## Start PROVIDED MATERIAL

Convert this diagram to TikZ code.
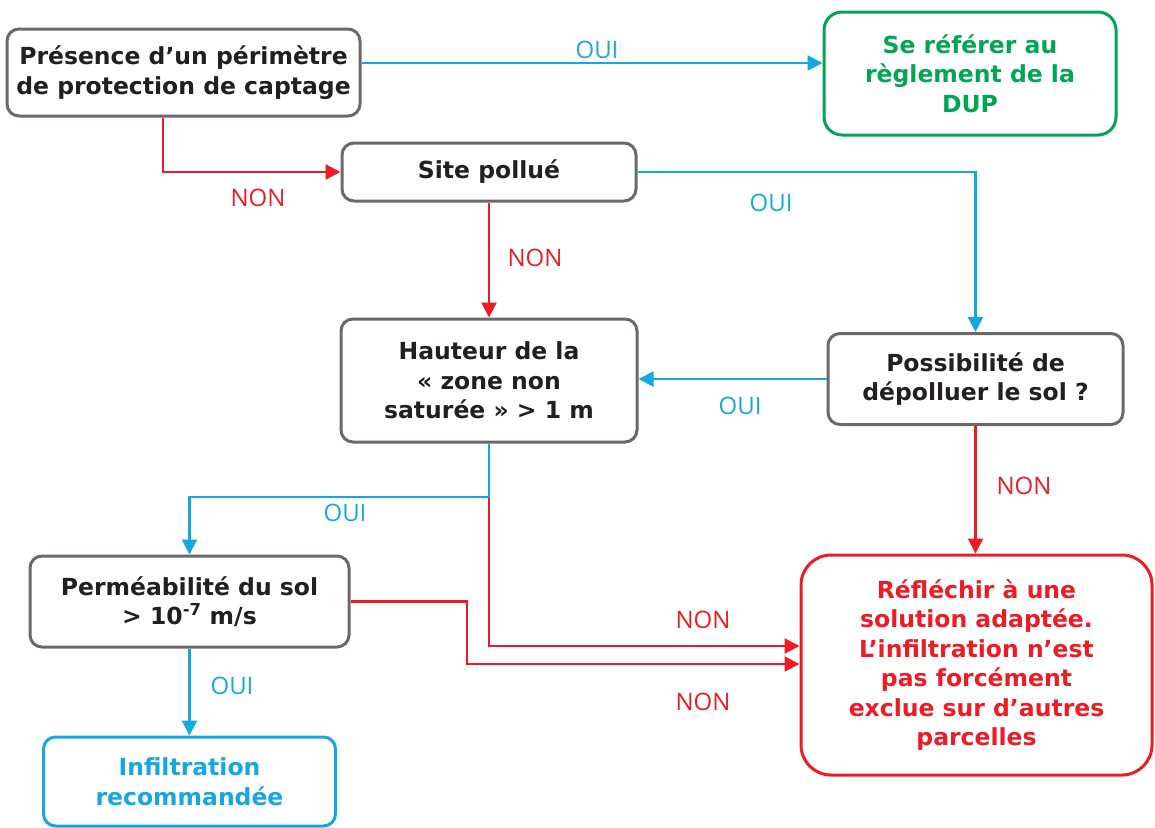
\documentclass[tikz,border=0pt]{standalone}
\usepackage{fontspec}
\setmainfont{DejaVu Sans}
\newfontfamily\lblfont{Open Sans}
\usetikzlibrary{arrows.meta}
\definecolor{cgray}{HTML}{6D6868}
\definecolor{ctext}{HTML}{231F20}
\definecolor{cblue}{HTML}{15A8E0}
\definecolor{cred}{HTML}{ED1C24}
\definecolor{cgreen}{HTML}{00A651}
\begin{document}
\begin{tikzpicture}[x=1pt,y=-1pt,
  box/.style={draw=cgray, line width=3pt, rounded corners=12pt, text=ctext,
    font=\bfseries\fontsize{23.5}{29.5}\selectfont, align=center, inner sep=0pt},
  bluebox/.style={box, draw=cblue, text=cblue},
  redbox/.style={box, draw=cred, text=cred, rounded corners=30pt},
  greenbox/.style={box, draw=cgreen, text=cgreen, rounded corners=18pt},
  conn/.style={line width=2.2pt, -{Triangle[length=15pt,width=15pt]}},
  bconn/.style={conn, draw=cblue},
  rconn/.style={conn, draw=cred},
  lbl/.style={font=\lblfont\fontsize{24}{28}\selectfont, inner sep=0pt},
  oui/.style={lbl, text=cblue},
  non/.style={lbl, text=cred}
]
\useasboundingbox (0,0) rectangle (1155,827);

\node[box, minimum width=353pt, minimum height=87pt] (b1) at (183.5,72.5)
  {Présence d’un périmètre\\de protection de captage};
\node[greenbox, minimum width=292pt, minimum height=123pt] (dup) at (970,73.5)
  {Se référer au\\règlement de la\\DUP};
\node[box, minimum width=294pt, minimum height=58pt] (site) at (489,172)
  {Site pollué};
\node[box, minimum width=296pt, minimum height=123pt] (haut) at (489,380.5)
  {Hauteur de la\\« zone non\\saturée » > 1 m};
\node[box, minimum width=295pt, minimum height=91pt] (poss) at (975.5,379)
  {Possibilité de\\dépolluer le sol ?};
\node[box, minimum width=319pt, minimum height=91pt] (perm) at (189.5,601.5)
  {Perméabilité du sol\\> 10\textsuperscript{-7} m/s};
\node[bluebox, minimum width=292pt, minimum height=89pt] (inf) at (189.5,781.5)
  {Infiltration\\recommandée};
\node[redbox, minimum width=351pt, minimum height=220pt] (refl) at (976.5,665)
  {Réfléchir à une\\solution adaptée.\\L’infiltration n’est\\pas forcément\\exclue sur d’autres\\parcelles};

\coordinate (split) at (489,497);
\coordinate (kink) at (467,664);

\draw[bconn] ([yshift=9.5pt]b1.east) -- ([yshift=9.5pt]b1.east -| dup.west);
\draw[rconn] ([xshift=-20.5pt]b1.south) |- (site.west);
\draw[bconn] (site.east) -| (poss.north);
\draw[rconn] (site.south) -- (haut.north);
\draw[bconn] (poss.west) -- (poss.west -| haut.east);
\draw[rconn] (poss.south) -- (poss.south |- refl.north);
\draw[rconn] (split) |- ([yshift=19pt]refl.west);
\draw[bconn] (haut.south) -- (split) -| (perm.north);
\draw[rconn] (perm.east) -| (kink) -- (kink -| refl.west);
\draw[bconn] (perm.south) -- (inf.north);

\node[oui] (l1) at (597,50) {OUI};
\node[non] (l2) at (258,198) {NON};
\node[oui] (l3) at (771,203) {OUI};
\node[non] (l4) at (535,258) {NON};
\node[oui] (l5) at (740,406) {OUI};
\node[non] (l6) at (1024,486) {NON};
\node[oui] (l7) at (345,513) {OUI};
\node[non] (l8) at (703,620) {NON};
\node[non] (l9) at (703,702) {NON};
\node[oui] (l10) at (232,686) {OUI};
\end{tikzpicture}
\end{document}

## End PROVIDED MATERIAL

▶ [STATED GOAL] Using the data above, write out every line exactly, leaving the images behind.

▶ [TASK ANSWER]
Convert this diagram to TikZ code.
\documentclass[tikz,border=0pt]{standalone}
\usepackage{fontspec}
\setmainfont{DejaVu Sans}
\newfontfamily\lblfont{Open Sans}
\usetikzlibrary{arrows.meta}
\definecolor{cgray}{HTML}{6D6868}
\definecolor{ctext}{HTML}{231F20}
\definecolor{cblue}{HTML}{15A8E0}
\definecolor{cred}{HTML}{ED1C24}
\definecolor{cgreen}{HTML}{00A651}
\begin{document}
\begin{tikzpicture}[x=1pt,y=-1pt,
  box/.style={draw=cgray, line width=3pt, rounded corners=12pt, text=ctext,
    font=\bfseries\fontsize{23.5}{29.5}\selectfont, align=center, inner sep=0pt},
  bluebox/.style={box, draw=cblue, text=cblue},
  redbox/.style={box, draw=cred, text=cred, rounded corners=30pt},
  greenbox/.style={box, draw=cgreen, text=cgreen, rounded corners=18pt},
  conn/.style={line width=2.2pt, -{Triangle[length=15pt,width=15pt]}},
  bconn/.style={conn, draw=cblue},
  rconn/.style={conn, draw=cred},
  lbl/.style={font=\lblfont\fontsize{24}{28}\selectfont, inner sep=0pt},
  oui/.style={lbl, text=cblue},
  non/.style={lbl, text=cred}
]
\useasboundingbox (0,0) rectangle (1155,827);

\node[box, minimum width=353pt, minimum height=87pt] (b1) at (183.5,72.5)
  {Présence d’un périmètre\\de protection de captage};
\node[greenbox, minimum width=292pt, minimum height=123pt] (dup) at (970,73.5)
  {Se référer au\\règlement de la\\DUP};
\node[box, minimum width=294pt, minimum height=58pt] (site) at (489,172)
  {Site pollué};
\node[box, minimum width=296pt, minimum height=123pt] (haut) at (489,380.5)
  {Hauteur de la\\« zone non\\saturée » > 1 m};
\node[box, minimum width=295pt, minimum height=91pt] (poss) at (975.5,379)
  {Possibilité de\\dépolluer le sol ?};
\node[box, minimum width=319pt, minimum height=91pt] (perm) at (189.5,601.5)
  {Perméabilité du sol\\> 10\textsuperscript{-7} m/s};
\node[bluebox, minimum width=292pt, minimum height=89pt] (inf) at (189.5,781.5)
  {Infiltration\\recommandée};
\node[redbox, minimum width=351pt, minimum height=220pt] (refl) at (976.5,665)
  {Réfléchir à une\\solution adaptée.\\L’infiltration n’est\\pas forcément\\exclue sur d’autres\\parcelles};

\coordinate (split) at (489,497);
\coordinate (kink) at (467,664);

\draw[bconn] ([yshift=9.5pt]b1.east) -- ([yshift=9.5pt]b1.east -| dup.west);
\draw[rconn] ([xshift=-20.5pt]b1.south) |- (site.west);
\draw[bconn] (site.east) -| (poss.north);
\draw[rconn] (site.south) -- (haut.north);
\draw[bconn] (poss.west) -- (poss.west -| haut.east);
\draw[rconn] (poss.south) -- (poss.south |- refl.north);
\draw[rconn] (split) |- ([yshift=19pt]refl.west);
\draw[bconn] (haut.south) -- (split) -| (perm.north);
\draw[rconn] (perm.east) -| (kink) -- (kink -| refl.west);
\draw[bconn] (perm.south) -- (inf.north);

\node[oui] (l1) at (597,50) {OUI};
\node[non] (l2) at (258,198) {NON};
\node[oui] (l3) at (771,203) {OUI};
\node[non] (l4) at (535,258) {NON};
\node[oui] (l5) at (740,406) {OUI};
\node[non] (l6) at (1024,486) {NON};
\node[oui] (l7) at (345,513) {OUI};
\node[non] (l8) at (703,620) {NON};
\node[non] (l9) at (703,702) {NON};
\node[oui] (l10) at (232,686) {OUI};
\end{tikzpicture}
\end{document}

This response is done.